As an instance of the confidence and devotion of his army, after he had left it and after it had been beaten, battered and broken by the battles around Atlanta, Jonesboroa, Franklin and Nashville, and he had been recalled by the voice of the country to its command in North Carolina, and the men heard that he was coming and was then in the vicinity of the army, many of them left their camps, guns, equipage, everything, and set out to find him, and when they did so they embraced him with shouts of joy and tears of affection; and the old hero was so deeply affected by their demonstrations of devotion that his strong frame trembled with emotion, as it had never done in the fiery face of booming battle.

Soon after this the battle of Bentonville occurred, in which his old soldiers, though tattered and torn, barefooted and ragged, fought with the same courage and alacrity that had characterized them in the better days of their hope and power. But do not understand me to say or imply that that army (the army of Tennessee) ever refused to fight under any commander who ordered it to battle. It never did. And at the storming of Franklin, Tenn., under command of General Hood, men never fought more bravely or died more freely. That was a battle which, for desperate, reckless courage, will rank with Gettysburg or Balaklava.

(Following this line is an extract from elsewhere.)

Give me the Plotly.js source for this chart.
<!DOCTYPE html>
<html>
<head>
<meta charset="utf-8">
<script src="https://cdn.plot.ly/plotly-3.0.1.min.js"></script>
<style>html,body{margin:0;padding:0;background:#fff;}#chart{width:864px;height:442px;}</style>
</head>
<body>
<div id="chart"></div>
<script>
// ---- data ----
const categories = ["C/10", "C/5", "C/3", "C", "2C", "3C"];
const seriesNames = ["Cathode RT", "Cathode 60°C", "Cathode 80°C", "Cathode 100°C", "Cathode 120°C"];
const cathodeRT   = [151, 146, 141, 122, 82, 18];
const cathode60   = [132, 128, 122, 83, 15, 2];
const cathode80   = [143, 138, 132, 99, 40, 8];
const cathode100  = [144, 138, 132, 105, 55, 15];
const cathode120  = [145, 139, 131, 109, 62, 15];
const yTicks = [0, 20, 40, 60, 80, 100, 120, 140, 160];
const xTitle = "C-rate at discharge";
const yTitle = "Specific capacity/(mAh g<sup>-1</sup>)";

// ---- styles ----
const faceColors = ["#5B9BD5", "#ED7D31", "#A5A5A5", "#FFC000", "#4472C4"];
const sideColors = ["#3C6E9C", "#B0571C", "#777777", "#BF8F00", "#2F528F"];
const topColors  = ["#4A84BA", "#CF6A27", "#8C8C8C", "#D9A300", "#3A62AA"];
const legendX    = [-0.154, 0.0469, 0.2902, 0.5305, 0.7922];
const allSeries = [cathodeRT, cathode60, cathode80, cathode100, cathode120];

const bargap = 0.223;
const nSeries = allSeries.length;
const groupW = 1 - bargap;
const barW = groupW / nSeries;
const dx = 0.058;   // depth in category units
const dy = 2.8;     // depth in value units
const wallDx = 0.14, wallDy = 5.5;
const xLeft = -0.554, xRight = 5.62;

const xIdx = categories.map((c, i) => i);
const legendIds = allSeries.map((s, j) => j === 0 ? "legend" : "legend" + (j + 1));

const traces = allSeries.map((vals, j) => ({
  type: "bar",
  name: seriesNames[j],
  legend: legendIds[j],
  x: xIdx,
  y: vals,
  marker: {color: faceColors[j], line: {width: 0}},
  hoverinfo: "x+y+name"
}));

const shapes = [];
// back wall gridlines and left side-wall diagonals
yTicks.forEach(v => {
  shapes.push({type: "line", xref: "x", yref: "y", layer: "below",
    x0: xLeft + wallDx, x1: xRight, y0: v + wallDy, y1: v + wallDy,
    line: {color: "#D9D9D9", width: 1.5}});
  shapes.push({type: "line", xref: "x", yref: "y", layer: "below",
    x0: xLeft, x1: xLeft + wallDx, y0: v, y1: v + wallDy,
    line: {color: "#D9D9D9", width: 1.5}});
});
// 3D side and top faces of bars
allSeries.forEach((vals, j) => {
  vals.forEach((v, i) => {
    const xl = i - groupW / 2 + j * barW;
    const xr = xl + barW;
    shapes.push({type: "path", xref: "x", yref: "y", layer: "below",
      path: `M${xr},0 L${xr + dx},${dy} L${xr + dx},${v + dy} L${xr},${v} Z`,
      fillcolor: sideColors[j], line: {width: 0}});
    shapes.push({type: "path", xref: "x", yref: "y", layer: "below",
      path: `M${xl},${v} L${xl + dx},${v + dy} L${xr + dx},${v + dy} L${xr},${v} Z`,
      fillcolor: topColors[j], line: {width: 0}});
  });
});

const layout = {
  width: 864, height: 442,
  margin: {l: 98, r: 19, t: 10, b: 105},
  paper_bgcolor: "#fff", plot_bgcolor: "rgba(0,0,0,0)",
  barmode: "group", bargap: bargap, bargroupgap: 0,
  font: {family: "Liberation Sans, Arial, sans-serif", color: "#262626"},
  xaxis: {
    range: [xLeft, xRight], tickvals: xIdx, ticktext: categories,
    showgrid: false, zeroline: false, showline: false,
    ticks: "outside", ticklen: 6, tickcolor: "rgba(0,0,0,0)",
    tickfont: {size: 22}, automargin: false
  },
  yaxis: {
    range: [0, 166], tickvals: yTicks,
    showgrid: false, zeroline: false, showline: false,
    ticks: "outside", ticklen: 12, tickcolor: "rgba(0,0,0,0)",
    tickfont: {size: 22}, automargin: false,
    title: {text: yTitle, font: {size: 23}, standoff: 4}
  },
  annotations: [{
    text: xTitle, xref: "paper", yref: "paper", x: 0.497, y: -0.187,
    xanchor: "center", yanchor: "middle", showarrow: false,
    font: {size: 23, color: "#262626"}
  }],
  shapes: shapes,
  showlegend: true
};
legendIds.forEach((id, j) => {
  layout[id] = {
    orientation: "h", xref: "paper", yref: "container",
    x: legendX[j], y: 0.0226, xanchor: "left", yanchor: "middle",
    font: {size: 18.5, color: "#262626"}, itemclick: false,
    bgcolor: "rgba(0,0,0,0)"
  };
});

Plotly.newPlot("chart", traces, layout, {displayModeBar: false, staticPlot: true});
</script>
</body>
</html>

As another evidence of General Johnston's military sagacity and of his ability to divine the plans and movements of his adversaries, I have heard it stated that General Sherman said he never made a movement, while confronting him, in which Johnston had not anticipated him. I have also seen it stated that General Sherman esteemed him the greatest soldier of the Confederacy; and very naturally might General Sherman, himself a great soldier, think so, for he had known and felt the masterly stroke of his majestic arm.

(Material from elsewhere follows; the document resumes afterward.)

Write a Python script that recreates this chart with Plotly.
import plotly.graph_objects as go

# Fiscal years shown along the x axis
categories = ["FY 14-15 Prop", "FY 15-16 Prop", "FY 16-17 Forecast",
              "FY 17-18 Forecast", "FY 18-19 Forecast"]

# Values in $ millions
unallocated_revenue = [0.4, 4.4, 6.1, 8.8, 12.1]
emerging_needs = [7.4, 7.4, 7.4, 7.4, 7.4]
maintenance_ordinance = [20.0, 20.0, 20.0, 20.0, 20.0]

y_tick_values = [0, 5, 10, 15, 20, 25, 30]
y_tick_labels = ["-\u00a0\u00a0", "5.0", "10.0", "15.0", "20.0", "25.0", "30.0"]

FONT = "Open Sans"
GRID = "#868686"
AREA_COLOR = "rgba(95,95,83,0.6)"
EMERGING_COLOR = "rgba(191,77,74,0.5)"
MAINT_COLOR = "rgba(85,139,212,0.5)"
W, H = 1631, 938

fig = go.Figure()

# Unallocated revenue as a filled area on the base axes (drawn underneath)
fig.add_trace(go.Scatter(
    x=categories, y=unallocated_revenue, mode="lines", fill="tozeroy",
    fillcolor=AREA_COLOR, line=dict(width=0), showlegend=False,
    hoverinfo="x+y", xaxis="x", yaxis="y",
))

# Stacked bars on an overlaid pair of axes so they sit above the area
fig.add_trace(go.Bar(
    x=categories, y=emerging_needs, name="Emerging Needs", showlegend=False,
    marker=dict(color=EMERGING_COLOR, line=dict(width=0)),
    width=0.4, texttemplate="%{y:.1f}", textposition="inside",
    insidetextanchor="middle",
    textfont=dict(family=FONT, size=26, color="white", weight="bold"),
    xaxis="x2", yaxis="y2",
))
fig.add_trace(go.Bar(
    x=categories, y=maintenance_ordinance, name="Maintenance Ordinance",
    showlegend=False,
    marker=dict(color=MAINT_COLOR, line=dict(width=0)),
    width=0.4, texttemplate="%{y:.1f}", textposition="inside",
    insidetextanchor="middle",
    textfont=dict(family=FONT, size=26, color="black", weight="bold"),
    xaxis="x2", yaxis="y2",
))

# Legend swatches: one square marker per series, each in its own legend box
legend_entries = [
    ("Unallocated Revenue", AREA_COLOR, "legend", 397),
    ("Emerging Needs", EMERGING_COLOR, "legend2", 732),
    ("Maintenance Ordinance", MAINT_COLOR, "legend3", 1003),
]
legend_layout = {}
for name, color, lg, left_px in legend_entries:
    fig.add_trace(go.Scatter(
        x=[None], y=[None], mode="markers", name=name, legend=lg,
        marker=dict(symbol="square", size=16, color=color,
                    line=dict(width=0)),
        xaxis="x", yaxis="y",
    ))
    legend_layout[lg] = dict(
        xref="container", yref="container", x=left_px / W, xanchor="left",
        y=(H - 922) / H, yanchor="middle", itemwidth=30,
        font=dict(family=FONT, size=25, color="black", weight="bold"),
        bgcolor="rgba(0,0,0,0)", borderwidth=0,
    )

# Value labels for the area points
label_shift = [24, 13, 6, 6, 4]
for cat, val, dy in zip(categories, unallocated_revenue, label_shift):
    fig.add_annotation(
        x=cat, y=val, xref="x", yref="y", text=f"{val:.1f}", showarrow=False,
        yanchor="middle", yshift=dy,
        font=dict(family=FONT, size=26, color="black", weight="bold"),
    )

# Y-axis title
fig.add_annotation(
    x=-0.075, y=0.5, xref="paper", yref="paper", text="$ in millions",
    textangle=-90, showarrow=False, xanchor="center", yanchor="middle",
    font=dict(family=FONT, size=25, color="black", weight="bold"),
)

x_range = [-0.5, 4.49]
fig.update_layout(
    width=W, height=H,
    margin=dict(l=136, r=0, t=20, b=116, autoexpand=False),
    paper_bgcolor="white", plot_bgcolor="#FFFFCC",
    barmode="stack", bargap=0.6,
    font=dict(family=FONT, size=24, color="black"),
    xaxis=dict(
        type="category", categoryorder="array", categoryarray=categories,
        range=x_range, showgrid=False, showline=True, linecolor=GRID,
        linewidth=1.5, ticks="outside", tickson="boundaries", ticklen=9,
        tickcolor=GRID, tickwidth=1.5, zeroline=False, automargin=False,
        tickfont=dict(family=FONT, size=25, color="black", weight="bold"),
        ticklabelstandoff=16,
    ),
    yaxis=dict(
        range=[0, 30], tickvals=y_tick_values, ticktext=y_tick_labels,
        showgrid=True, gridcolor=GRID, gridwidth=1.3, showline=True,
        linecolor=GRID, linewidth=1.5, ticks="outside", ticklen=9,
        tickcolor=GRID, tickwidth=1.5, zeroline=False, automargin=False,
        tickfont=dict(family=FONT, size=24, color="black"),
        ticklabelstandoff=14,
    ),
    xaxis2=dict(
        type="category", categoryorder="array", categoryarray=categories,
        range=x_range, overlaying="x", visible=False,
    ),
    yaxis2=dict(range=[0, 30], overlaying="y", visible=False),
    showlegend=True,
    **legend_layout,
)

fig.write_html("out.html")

When the war was ended, the partisanship of the soldier was at at once submerged in the nationality of the citizen; and General Johnston exerted his influence in the establishment of peace, in behalf [208] of sectional reconciliation and national union. He at once recognized that we then had but one flag, one Union, and one country; and he desired to see that flag respected, and that Union permanent, and that country glorious.

He was distinguished for the catholicity of his sentiments and the general conservatism of his nature, for the punctilious integrity of his public acts and the probity and purity of his private life. He was one of the patriots of the century, one of the soldiers of the age, and one of the men of the times. And thus it is that we have assembled for the last time to do honor to truth, to virtue and to genius as exemplified in the life and character of this eminent man—the last of the great leaders of a fallen cause. If it were in my power I would take these beautiful flowers, evergreens and immortelles which the ladies have here so lovingly and sympathetically provided, and which so fittingly typefy the beauty of his life and the durability of his fame, and reach out my hand to-night and place them upon his grave, as our last tender tribute to departed worth. Life's eventful scene with him is ended. He is now where there is no more strife, no more struggle, no more booming of guns, no more fighting of battles.

The tempests may roar and the loud thunders rattle,
     He heeds not, he hears not, he is free from all pain;
He sleeps his last sleep, he has fought his last battle,
     No sound can awake him to glory again.

Let him rest, let him rest!

The oration of General Gordon was received, perhaps, with better effect upon the audience than any other delivered during the ceremonies. General Gordon had served under Johnston in the Atlanta campaign, and as with a soldier's knowledge he reviewed those memorable scenes, his listeners were wrought to a full sensibility of the circumstances and situations, and were en rapport with the plans laid out by him who was destined never to carry them into completion. General Gordon paid a glowing tribute to his dead commander of old days.